Dataset extract.
^^^^^^^^

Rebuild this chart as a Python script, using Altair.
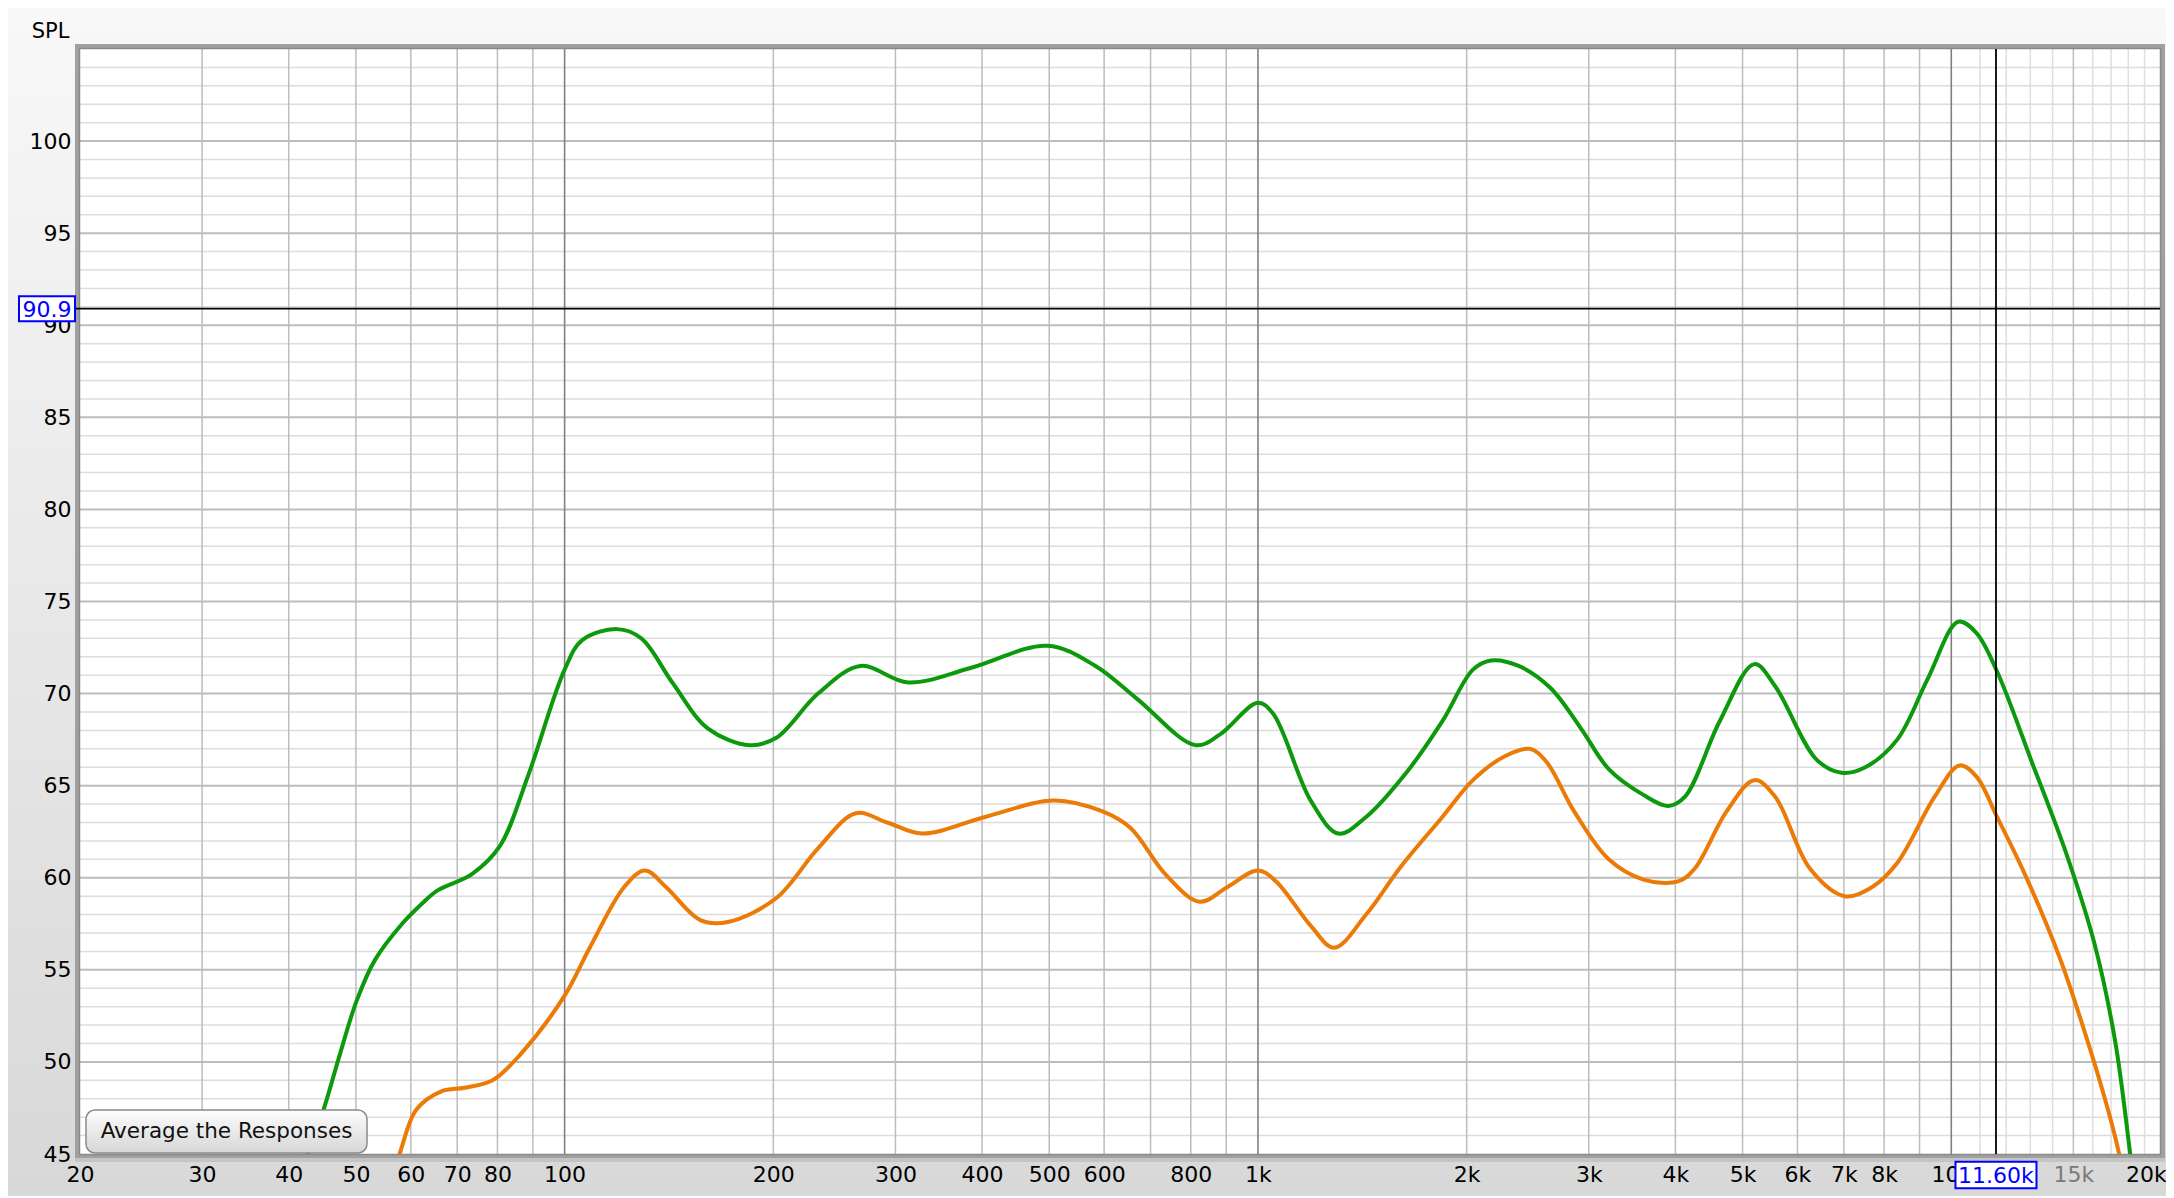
import altair as alt
import pandas as pd

# ---------------- data ----------------
green_freq = [41, 42.6, 44.9, 47.4, 50.1, 53.2, 58.3, 62.3, 65.5, 73.5, 80.6, 88.5, 100, 106, 119, 129, 143,
              161, 185, 202, 232, 267, 313, 386, 497, 583, 670, 813, 883, 1000, 1052,
              1191, 1306, 1432, 1644, 1845, 2042, 2168, 2377, 2642, 2924, 3206, 3597, 3908, 4130,
              4634, 5200, 5572, 6398, 6950, 7516, 8356, 9247, 10233, 10866, 11642, 13062, 14655, 16069,
              17220, 18116, 18800]
green_spl = [43, 45, 47.4, 50.4, 53.3, 55.5, 57.5, 58.6, 59.3, 60.2, 61.7, 65.5, 71.3, 72.9, 73.5, 73.0, 70.6,
             68.1, 67.2, 67.6, 70.0, 71.5, 70.6, 71.4, 72.6, 71.5, 69.7, 67.2, 67.8, 69.5, 68.9,
             64.2, 62.4, 63.3, 65.8, 68.5, 71.3, 71.8, 71.5, 70.3, 68.1, 65.9, 64.5, 63.9, 64.4,
             68.5, 71.6, 70.4, 66.4, 65.7, 66.0, 67.5, 70.8, 73.9, 73.3, 71.2, 66.3, 61.3, 56.5,
             51.2, 45, 40]

orange_freq = [56, 57.8, 61.1, 66.4, 71.8, 78.7, 86.3, 100, 108.7, 121.9, 130.6, 140, 157, 172,
               202, 232, 263, 292, 328, 404, 508, 597, 655, 735, 824, 904, 1000, 1062,
               1191, 1288, 1432, 1607, 1845, 2042, 2270, 2466, 2606, 2858, 3206, 3597, 4036, 4266,
               4742, 5200, 5572, 6252, 7015, 7691, 8356, 9464, 10280, 10866, 11642, 12766, 14322, 15704,
               16828, 17460, 18200]
orange_spl = [43.5, 45, 47.4, 48.4, 48.6, 49.0, 50.4, 53.6, 56.2, 59.5, 60.4, 59.5, 57.7, 57.6,
              58.9, 61.6, 63.5, 63.0, 62.4, 63.3, 64.2, 63.6, 62.7, 60.2, 58.7, 59.5, 60.4, 59.8,
              57.4, 56.2, 58.0, 60.6, 63.3, 65.3, 66.6, 67.0, 66.3, 63.6, 61.0, 59.9, 59.8, 60.5,
              63.6, 65.3, 64.4, 60.5, 59.0, 59.5, 60.8, 64.4, 66.1, 65.5, 63.3, 60.2, 55.7, 51.2,
              47.4, 45, 41]

x_tick_values = [20, 30, 40, 50, 60, 70, 80, 100, 200, 300, 400, 500, 600, 800, 1000,
                 2000, 3000, 4000, 5000, 6000, 7000, 8000, 10000, 15000, 20000]
x_tick_labels = ["20", "30", "40", "50", "60", "70", "80", "100", "200", "300", "400", "500",
                 "600", "800", "1k", "2k", "3k", "4k", "5k", "6k", "7k", "8k", "10k", "15k", "20kHz"]
y_tick_values = [45, 50, 55, 60, 65, 70, 75, 80, 85, 90, 95, 100]

grid_major_freq = [100, 1000, 10000]
grid_freq = [30, 40, 50, 60, 70, 80, 90, 200, 300, 400, 500, 600, 700, 800, 900,
             2000, 3000, 4000, 5000, 6000, 7000, 8000, 9000, 15000]
grid_minor_freq = [11000, 12000, 13000, 14000, 16000, 17000, 18000, 19000]
grid_major_spl = [50, 55, 60, 65, 70, 75, 80, 85, 90, 95, 100]
grid_minor_spl = [v for v in range(46, 105) if v % 5 != 0]

cursor_freq = [11600]
cursor_freq_label = ["11.60k"]
cursor_spl = [90.9]
cursor_spl_label = ["90.9"]
button_label = ["Average the Responses"]

# ---------------- layout ----------------
W, H = 2080, 1105
PL, PT, PR, PB = 72, 41, 6, 42
FONT = "DejaVu Sans"

xs = alt.Scale(type="log", domain=[20, 20000], nice=False)
ys = alt.Scale(domain=[45, 105], nice=False, zero=False)

lbl_expr = ""
for v, t in zip(x_tick_values, x_tick_labels):
    lbl_expr += f"datum.value == {v} ? '{t}' : "
lbl_expr += "''"

x_axis = alt.Axis(values=x_tick_values, labelExpr=lbl_expr, grid=False, domain=False, ticks=False,
                  labelPadding=10, labelFont=FONT, labelFontSize=22, labelOverlap=False,
                  labelFlush=False, labelBound=False,
                  labelColor=alt.expr("datum.value == 15000 ? '#8c8c8c' : '#000000'"),
                  title=None, zindex=0)
y_axis = alt.Axis(values=y_tick_values, grid=False, domain=False, ticks=False, labelPadding=9,
                  labelFont=FONT, labelFontSize=22, labelColor="#000000", labelOverlap=False,
                  labelFlush=False,
                  title="SPL", titleAngle=0, titleX=-30, titleY=-18, titleAlign="center",
                  titleBaseline="middle", titleFont=FONT, titleFontSize=21,
                  titleFontWeight="normal", titleColor="#000000", zindex=0)

one = pd.DataFrame({"k": [0]})

# background shading overlay (outside area)
bg = alt.Chart(one).mark_rect(
    fill=alt.Gradient(gradient="linear",
                      stops=[alt.GradientStop(color="rgba(0,0,0,0)", offset=0),
                             alt.GradientStop(color="rgba(0,0,0,0.13)", offset=1)],
                      x1=0, x2=0, y1=0, y2=1)
).encode(x=alt.value(-PL), x2=alt.value(W + PR), y=alt.value(-PT), y2=alt.value(H + PB))

plot_bg = alt.Chart(one).mark_rect(fill="white").encode(
    x=alt.value(0), x2=alt.value(W), y=alt.value(0), y2=alt.value(H))

def vrules(freqs, color, width=1.5):
    return alt.Chart(pd.DataFrame({"f": freqs})).mark_rule(color=color, strokeWidth=width).encode(
        x=alt.X("f:Q", scale=xs, axis=x_axis))

def hrules(spls, color, width=1.5):
    return alt.Chart(pd.DataFrame({"s": spls})).mark_rule(color=color, strokeWidth=width).encode(
        y=alt.Y("s:Q", scale=ys, axis=y_axis))

g_hmin = hrules(grid_minor_spl, "#dddddd")
g_vmin = vrules(grid_minor_freq, "#dedede")
g_hmaj = hrules(grid_major_spl, "#bcbcbc", 2)
g_v = vrules(grid_freq, "#bdbdbd")
g_vmaj = vrules(grid_major_freq, "#808080", 1.6)

frame = alt.Chart(one).mark_rect(fillOpacity=0, stroke="#a0a0a0", strokeWidth=5).encode(
    x=alt.value(-2.5), x2=alt.value(W + 2.5), y=alt.value(-2.5), y2=alt.value(H + 2.5))
frame_in = alt.Chart(one).mark_rect(fillOpacity=0, stroke="#8a8a8a", strokeWidth=1.5).encode(
    x=alt.value(-0.5), x2=alt.value(W + 0.5), y=alt.value(-0.5), y2=alt.value(H + 0.5))
frame_shadow = alt.Chart(one).mark_rule(color="#c4c4c4", strokeWidth=4).encode(
    x=alt.value(-5), x2=alt.value(W + 5), y=alt.value(H + 6))

curves_df = pd.concat([
    pd.DataFrame({"freq": green_freq, "spl": green_spl, "series": "green"}),
    pd.DataFrame({"freq": orange_freq, "spl": orange_spl, "series": "orange"}),
])
curves = alt.Chart(curves_df).mark_line(interpolate="catmull-rom", strokeWidth=4, clip=True).encode(
    x=alt.X("freq:Q", scale=xs, axis=x_axis),
    y=alt.Y("spl:Q", scale=ys, axis=y_axis),
    color=alt.Color("series:N", scale=alt.Scale(domain=["green", "orange"],
                                                range=["#0c990c", "#ec7a06"]), legend=None),
    detail="series:N",
)

cur_v = alt.Chart(pd.DataFrame({"f": cursor_freq})).mark_rule(color="black", strokeWidth=1.8).encode(
    x=alt.X("f:Q", scale=xs, axis=x_axis))
cur_h = alt.Chart(pd.DataFrame({"s": cursor_spl})).mark_rule(color="black", strokeWidth=1.8).encode(
    y=alt.Y("s:Q", scale=ys, axis=y_axis), x=alt.value(-5), x2=alt.value(W))

xbox_df = pd.DataFrame({"f": cursor_freq, "t": cursor_freq_label})
xbox = alt.Chart(xbox_df).mark_point(
    shape="M-1,-0.33H1V0.33H-1Z", size=81 * 81, filled=True, fill="white",
    stroke="#0000ff", strokeWidth=2, opacity=1
).encode(x=alt.X("f:Q", scale=xs, axis=x_axis), y=alt.value(H + 21))
xbox_t = alt.Chart(xbox_df).mark_text(font=FONT, fontSize=22, color="#0000ff", baseline="middle",
                                       align="center").encode(
    x=alt.X("f:Q", scale=xs, axis=x_axis), y=alt.value(H + 22), text="t:N")

ybox_df = pd.DataFrame({"s": cursor_spl, "t": cursor_spl_label})
ybox = alt.Chart(ybox_df).mark_point(
    shape="M-1,-0.446H1V0.446H-1Z", size=56 * 56, filled=True, fill="white",
    stroke="#0000ff", strokeWidth=2, opacity=1
).encode(y=alt.Y("s:Q", scale=ys, axis=y_axis), x=alt.value(-33))
ybox_t = alt.Chart(ybox_df).mark_text(font=FONT, fontSize=22, color="#0000ff", baseline="middle",
                                       align="center", dy=1).encode(
    y=alt.Y("s:Q", scale=ys, axis=y_axis), x=alt.value(-33), text="t:N")

btn = alt.Chart(one).mark_rect(
    cornerRadius=9, stroke="#8a8a8a", strokeWidth=1.5,
    fill=alt.Gradient(gradient="linear",
                      stops=[alt.GradientStop(color="#fdfdfd", offset=0),
                             alt.GradientStop(color="#d6d6d6", offset=1)],
                      x1=0, x2=0, y1=0, y2=1)
).encode(x=alt.value(6), x2=alt.value(287), y=alt.value(1061), y2=alt.value(1104))
btn_t = alt.Chart(pd.DataFrame({"t": button_label})).mark_text(
    font=FONT, fontSize=21.5, color="#111111", align="center", baseline="middle"
).encode(x=alt.value(146.5), y=alt.value(1083), text="t:N")

chart = alt.layer(
    bg, plot_bg, g_hmin, g_vmin, g_hmaj, g_v, g_vmaj, frame, frame_in, frame_shadow,
    curves, cur_v, cur_h, xbox, xbox_t, ybox, ybox_t, btn, btn_t
).properties(
    width=W, height=H,
    autosize=alt.AutoSizeParams(type="none"),
    padding={"left": PL, "top": PT, "right": PR, "bottom": PB},
    background="#f8f8f8",
).configure_view(stroke=None)

chart.save("out.html", embed_options={"renderer": "svg", "actions": False})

^^^^^^^^

Please extract exactly the lines of the data, from the first through the line containing "import pandas as pd", and add no pictures to the copy.

Result of this task.
Rebuild this chart as a Python script, using Altair.
import altair as alt
import pandas as pd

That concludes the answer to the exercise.